Material →

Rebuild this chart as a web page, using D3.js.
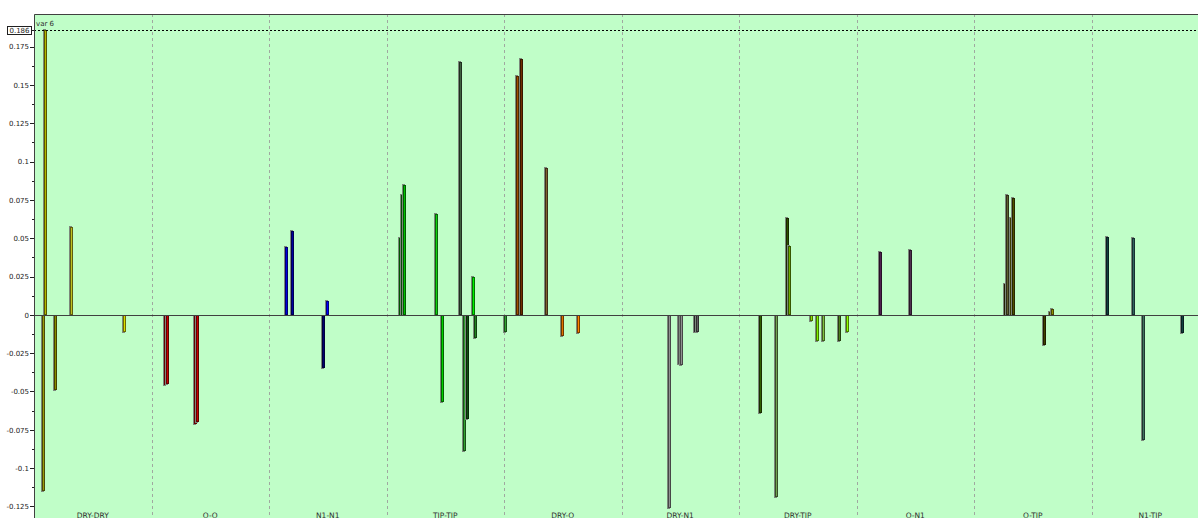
<!DOCTYPE html>
<html>
<head>
<meta charset="utf-8">
<script src="https://cdn.jsdelivr.net/npm/d3@7"></script>
<style>
  html, body { margin: 0; padding: 0; background: #ffffff; overflow: hidden; }
  svg { display: block; }
</style>
</head>
<body>
<svg id="chart" width="1198" height="518"></svg>
<script>
// Pair categories along the x axis
const categories = ["DRY-DRY", "O-O", "N1-N1", "TIP-TIP", "DRY-O", "DRY-N1", "DRY-TIP", "O-N1", "O-TIP", "N1-TIP"];
// Number of series slots inside each category
const seriesCount = 58;

// One entry per bar: category index, series slot, value
const barCategory = [
  0, 0, 0, 0, 0,
  1, 1, 1, 1,
  2, 2, 2, 2,
  3, 3, 3, 3, 3, 3, 3, 3, 3, 3,
  4, 4, 4, 4, 4, 4,
  5, 5, 5, 5, 5,
  6, 6, 6, 6, 6, 6, 6, 6, 6,
  7, 7,
  8, 8, 8, 8, 8, 8, 8,
  9, 9, 9, 9
];
const barSeries = [
  4, 5, 10, 18, 44,
  6, 7, 21, 22,
  8, 11, 26, 28,
  6, 7, 8, 24, 27, 36, 38, 39, 42, 43,
  0, 6, 8, 20, 28, 36,
  23, 28, 29, 36, 37,
  10, 18, 23, 24, 35, 38, 41, 49, 53,
  11, 26,
  15, 16, 18, 19, 34, 37, 38,
  7, 20, 25, 44
];
const barValues = [
  -0.115, 0.186, -0.049, 0.057, -0.011,
  -0.046, -0.045, -0.071, -0.070,
  0.044, 0.055, -0.035, 0.009,
  0.050, 0.078, 0.085, 0.066, -0.057, 0.165, -0.089, -0.068, 0.025, -0.015,
  -0.011, 0.156, 0.167, 0.096, -0.014, -0.012,
  -0.126, -0.032, -0.033, -0.011, -0.011,
  -0.064, -0.119, 0.063, 0.045, -0.004, -0.017, -0.017, -0.017, -0.011,
  0.041, 0.042,
  0.020, 0.078, 0.063, 0.076, -0.020, 0.002, 0.004,
  0.051, 0.050, -0.082, -0.012
];
// Fill colour of each bar, in the same order
const barFills = [
  "#9a9a10", "#b4b400", "#8a8a00", "#c0c020", "#dcdc00",
  "#cc0000", "#c80000", "#cc0000", "#c80000",
  "#0000e0", "#0000a0", "#000070", "#0000ff",
  "#00b000", "#109010", "#00c000", "#10d010", "#00d000", "#406040", "#30a030", "#105010", "#00f000", "#208020",
  "#30a030", "#a05000", "#703000", "#806030", "#e07000", "#ff8000",
  "#909090", "#a0a0a0", "#909090", "#505050", "#606060",
  "#306000", "#70a050", "#305000", "#70b000", "#90e000", "#80f000", "#80c040", "#508020", "#90ff00",
  "#502050", "#503050",
  "#404000", "#606030", "#808000", "#505000", "#404000", "#808000", "#909000",
  "#104040", "#306060", "#407060", "#104040"
];

// Y axis ticks
const yTickValues = [0.175, 0.15, 0.125, 0.1, 0.075, 0.05, 0.025, 0, -0.025, -0.05, -0.075, -0.1, -0.125];
const yTickLabels = ["0.175", "0.15", "0.125", "0.1", "0.075", "0.05", "0.025", "0", "-0.025", "-0.05", "-0.075", "-0.1", "-0.125"];
const yMinorTicks = [0.1625, 0.1375, 0.1125, 0.0875, 0.0625, 0.0375, 0.0125, -0.0125, -0.0375, -0.0625, -0.0875, -0.1125];
const markerValue = 0.186;
const markerLabel = "0.186";
const panelTitle = "var 6";

const plot = { left: 34, top: 14, right: 1209, bottom: 540 };
const fontFamily = "'DejaVu Sans', Verdana, sans-serif";

const svg = d3.select("#chart");

const x = d3.scaleBand().domain(categories).range([plot.left, plot.right]);
const xs = d3.scaleBand().domain(d3.range(seriesCount)).range([0, x.bandwidth()]);
const y = d3.scaleLinear().domain([-0.125, 0.175]).range([506.4, 46.6]);

// plot background
svg.append("rect")
  .attr("x", plot.left).attr("y", plot.top)
  .attr("width", plot.right - plot.left).attr("height", plot.bottom - plot.top)
  .attr("fill", "#c0fec8");

// dashed category separators
svg.append("g").selectAll("line")
  .data(categories.slice(1))
  .join("line")
  .attr("x1", d => Math.round(x(d)) + 0.5)
  .attr("x2", d => Math.round(x(d)) + 0.5)
  .attr("y1", plot.top).attr("y2", plot.bottom)
  .attr("stroke", "#a0a8a0")
  .attr("stroke-width", 1)
  .attr("shape-rendering", "crispEdges")
  .attr("stroke-dasharray", "3,3");

// bars
const bars = barValues.map((v, i) => ({
  cat: categories[barCategory[i]],
  s: barSeries[i],
  v: v,
  fill: barFills[i]
})).sort((a, b) => a.s - b.s);

const y0 = Math.round(y(0));
const barW = Math.round(xs.step() * 1.5);
const gBars = svg.append("g").attr("shape-rendering", "crispEdges");

bars.forEach(b => {
  const bx = Math.round(x(b.cat) + xs(b.s));
  const yv = Math.round(y(b.v));
  const top = Math.min(yv, y0);
  const bot = Math.max(yv, y0);
  // soft grey shadow to the left
  gBars.append("rect")
    .attr("x", bx - 1)
    .attr("y", b.v >= 0 ? top - 1 : top)
    .attr("width", barW)
    .attr("height", Math.max(1, bot - top + 1))
    .attr("fill", "#7c887c");
  // bar body
  gBars.append("rect")
    .attr("x", bx)
    .attr("y", top)
    .attr("width", barW)
    .attr("height", Math.max(1, bot - top))
    .attr("fill", b.fill);
  // dark outline
  gBars.append("rect")
    .attr("x", bx + 0.5)
    .attr("y", top + 0.5)
    .attr("width", barW - 1)
    .attr("height", Math.max(0, bot - top - 1))
    .attr("fill", "none")
    .attr("stroke", d3.color(b.fill).darker(2).formatHex())
    .attr("stroke-width", 1);
});

// zero line
svg.append("line")
  .attr("x1", plot.left).attr("x2", plot.right)
  .attr("y1", y0 + 0.5).attr("y2", y0 + 0.5)
  .attr("stroke", "#404040").attr("stroke-width", 1);

// maximum marker line
const ym = Math.round(y(markerValue)) + 0.5;
svg.append("line")
  .attr("x1", plot.left).attr("x2", plot.right)
  .attr("y1", ym).attr("y2", ym)
  .attr("stroke", "#000000").attr("stroke-width", 1)
  .attr("stroke-dasharray", "2,2");

// plot frame (top and left edges)
svg.append("path")
  .attr("d", `M${plot.left + 0.5},${plot.bottom}V${plot.top + 0.5}H${plot.right}`)
  .attr("fill", "none")
  .attr("stroke", "#404040").attr("stroke-width", 1);

// y axis
const yAxis = d3.axisLeft(y)
  .tickValues(yTickValues)
  .tickFormat((d, i) => yTickLabels[i])
  .tickSize(4)
  .tickPadding(1);
const gAxis = svg.append("g")
  .attr("transform", `translate(${plot.left},0)`)
  .call(yAxis);
gAxis.select(".domain").remove();
gAxis.selectAll(".tick line").attr("stroke", "#202020").attr("shape-rendering", "crispEdges");
gAxis.selectAll(".tick text")
  .attr("font-family", fontFamily)
  .attr("font-size", 7)
  .attr("fill", "#202020");

// minor ticks
gAxis.append("g").selectAll("line")
  .data(yMinorTicks)
  .join("line")
  .attr("x1", -2).attr("x2", 0)
  .attr("y1", d => Math.round(y(d)) + 0.5)
  .attr("y2", d => Math.round(y(d)) + 0.5)
  .attr("stroke", "#202020")
  .attr("shape-rendering", "crispEdges");

// boxed maximum label
gAxis.append("line")
  .attr("x1", -3).attr("x2", 0)
  .attr("y1", ym).attr("y2", ym)
  .attr("stroke", "#202020");
gAxis.append("rect")
  .attr("x", -26.5).attr("y", ym - 4)
  .attr("width", 24).attr("height", 8)
  .attr("fill", "#ffffff")
  .attr("stroke", "#202020").attr("stroke-width", 1);
gAxis.append("text")
  .attr("x", -4.5).attr("y", ym)
  .attr("dy", "0.35em")
  .attr("text-anchor", "end")
  .attr("font-family", fontFamily)
  .attr("font-size", 7)
  .attr("fill", "#202020")
  .text(markerLabel);

// panel title
svg.append("text")
  .attr("x", plot.left + 2).attr("y", plot.top + 11.5)
  .attr("font-family", fontFamily)
  .attr("font-size", 7)
  .attr("fill", "#303030")
  .text(panelTitle);

// category labels
svg.append("g").selectAll("text")
  .data(categories)
  .join("text")
  .attr("x", d => x(d) + x.bandwidth() / 2)
  .attr("y", 517.5)
  .attr("text-anchor", "middle")
  .attr("font-family", fontFamily)
  .attr("font-size", 7.5)
  .attr("fill", "#303030")
  .text(d => d);
</script>
</body>
</html>
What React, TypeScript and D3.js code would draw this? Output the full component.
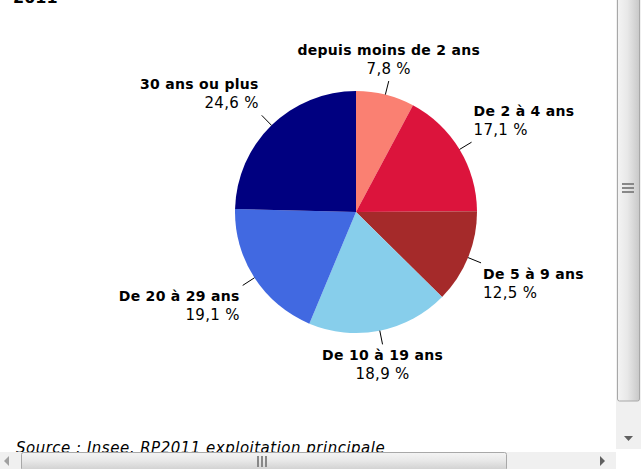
import React, { useEffect, useRef } from 'react';
import * as d3 from 'd3';

const categories = [
  'depuis moins de 2 ans',
  'De 2 à 4 ans',
  'De 5 à 9 ans',
  'De 10 à 19 ans',
  'De 20 à 29 ans',
  '30 ans ou plus',
];
const shares = [7.8, 17.1, 12.5, 18.9, 19.1, 24.6];
const colors = ['#fa8072', '#dc143c', '#a52a2a', '#87ceeb', '#4169e1', '#000080'];

const titleText = '2011';
const sourceText = 'Source : Insee, RP2011 exploitation principale';

interface Slice {
  name: string;
  value: number;
  color: string;
}

const W = 643;
const H = 469;
const FONT = '"DejaVu Sans", Verdana, sans-serif';

const App: React.FC = () => {
  const ref = useRef<SVGSVGElement>(null);

  useEffect(() => {
    const svg = d3.select(ref.current);
    svg.selectAll('*').remove();

    const data: Slice[] = categories.map((c, i) => ({ name: c, value: shares[i], color: colors[i] }));

    const cx = 356;
    const cy = 212;
    const radius = 121;

    // titre coupé en haut
    svg.append('text')
      .attr('x', 13)
      .attr('y', 3)
      .style('font-family', FONT)
      .style('font-size', '16px')
      .style('font-weight', 'bold')
      .text(titleText);

    const g = svg.append('g').attr('transform', `translate(${cx},${cy})`);

    const pie = d3.pie<Slice>().sort(null).value(d => d.value);
    const arcs = pie(data);
    const arc = d3.arc<d3.PieArcDatum<Slice>>().innerRadius(0).outerRadius(radius);

    g.selectAll('path.slice')
      .data(arcs)
      .enter()
      .append('path')
      .attr('class', 'slice')
      .attr('d', arc)
      .attr('fill', d => d.data.color);

    // lignes de rappel + étiquettes
    arcs.forEach(a => {
      const mid = (a.startAngle + a.endAngle) / 2;
      const s = Math.sin(mid);
      const c = Math.cos(mid);
      const x1 = s * radius;
      const y1 = -c * radius;
      const x2 = s * (radius + 14);
      const y2 = -c * (radius + 14);

      g.append('line')
        .attr('x1', x1).attr('y1', y1)
        .attr('x2', x2).attr('y2', y2)
        .attr('stroke', '#000')
        .attr('stroke-width', 1);

      let anchor = 'middle';
      let tx = x2;
      if (s > 0.3) { anchor = 'start'; tx = x2 + 2; }
      else if (s < -0.3) { anchor = 'end'; tx = x2 - 3; }

      let nameY: number;
      if (c > 0) nameY = y2 - 7 - 19;
      else nameY = y2 + 16;

      g.append('text')
        .attr('x', tx)
        .attr('y', nameY)
        .attr('text-anchor', anchor)
        .style('font-family', FONT)
        .style('font-size', '14px')
        .style('font-weight', 'bold')
        .style('letter-spacing', '0.3px')
        .text(a.data.name);

      g.append('text')
        .attr('x', tx)
        .attr('y', nameY + 19)
        .attr('text-anchor', anchor)
        .style('font-family', FONT)
        .style('font-size', '15px')
        .style('letter-spacing', '0.3px')
        .text(`${String(a.data.value.toFixed(1)).replace('.', ',')} %`);
    });

    // source, coupée par la barre horizontale
    svg.append('text')
      .attr('x', 16)
      .attr('y', 453)
      .style('font-family', FONT)
      .style('font-size', '15px')
      .style('font-style', 'italic')
      .style('letter-spacing', '0.5px')
      .text(sourceText);

    // barres de défilement
    const defs = svg.append('defs');
    const vg = defs.append('linearGradient').attr('id', 'vthumb').attr('x1', 0).attr('x2', 1).attr('y1', 0).attr('y2', 0);
    vg.append('stop').attr('offset', '0%').attr('stop-color', '#f4f4f4');
    vg.append('stop').attr('offset', '45%').attr('stop-color', '#e8e8e8');
    vg.append('stop').attr('offset', '100%').attr('stop-color', '#c8c8c8');
    const hg = defs.append('linearGradient').attr('id', 'hthumb').attr('x1', 0).attr('x2', 0).attr('y1', 0).attr('y2', 1);
    hg.append('stop').attr('offset', '0%').attr('stop-color', '#f4f4f4');
    hg.append('stop').attr('offset', '45%').attr('stop-color', '#e8e8e8');
    hg.append('stop').attr('offset', '100%').attr('stop-color', '#cfcfcf');

    const sb = svg.append('g');
    // verticale
    sb.append('rect').attr('x', 616).attr('y', 0).attr('width', 25).attr('height', 449).attr('fill', '#f0f0f0');
    sb.append('rect').attr('x', 617.5).attr('y', -2).attr('width', 22).attr('height', 403)
      .attr('rx', 2).attr('fill', 'url(#vthumb)').attr('stroke', '#a8a8a8');
    [0, 4, 8].forEach(d => {
      sb.append('rect').attr('x', 622).attr('y', 183 + d).attr('width', 12).attr('height', 2).attr('fill', '#888');
    });
    sb.append('path').attr('d', 'M624,436 L633,436 L628.5,441 Z').attr('fill', '#606060');
    // horizontale
    sb.append('rect').attr('x', 0).attr('y', 452).attr('width', 616).attr('height', 17).attr('fill', '#f0f0f0');
    sb.append('rect').attr('x', 21.5).attr('y', 452.5).attr('width', 485).attr('height', 18)
      .attr('rx', 2).attr('fill', 'url(#hthumb)').attr('stroke', '#a8a8a8');
    [0, 4, 8].forEach(d => {
      sb.append('rect').attr('x', 257 + d).attr('y', 456).attr('width', 2).attr('height', 11).attr('fill', '#888');
    });
    sb.append('path').attr('d', 'M9,456 L9,466 L4,461 Z').attr('fill', '#a0a0a0');
    sb.append('path').attr('d', 'M600,456 L600,466 L605,461 Z').attr('fill', '#606060');
  }, []);

  return (
    <svg
      ref={ref}
      width={W}
      height={H}
      style={{ position: 'absolute', left: 0, top: 0, background: '#fff' }}
    />
  );
};

export default App;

Directions for this task → Without the pictures, repeat the entries above line by line, from the first through the one that contains "const seriesCount = 58;", both ends included.

Exercise solution →
Rebuild this chart as a web page, using D3.js.
<!DOCTYPE html>
<html>
<head>
<meta charset="utf-8">
<script src="https://cdn.jsdelivr.net/npm/d3@7"></script>
<style>
  html, body { margin: 0; padding: 0; background: #ffffff; overflow: hidden; }
  svg { display: block; }
</style>
</head>
<body>
<svg id="chart" width="1198" height="518"></svg>
<script>
// Pair categories along the x axis
const categories = ["DRY-DRY", "O-O", "N1-N1", "TIP-TIP", "DRY-O", "DRY-N1", "DRY-TIP", "O-N1", "O-TIP", "N1-TIP"];
// Number of series slots inside each category
const seriesCount = 58;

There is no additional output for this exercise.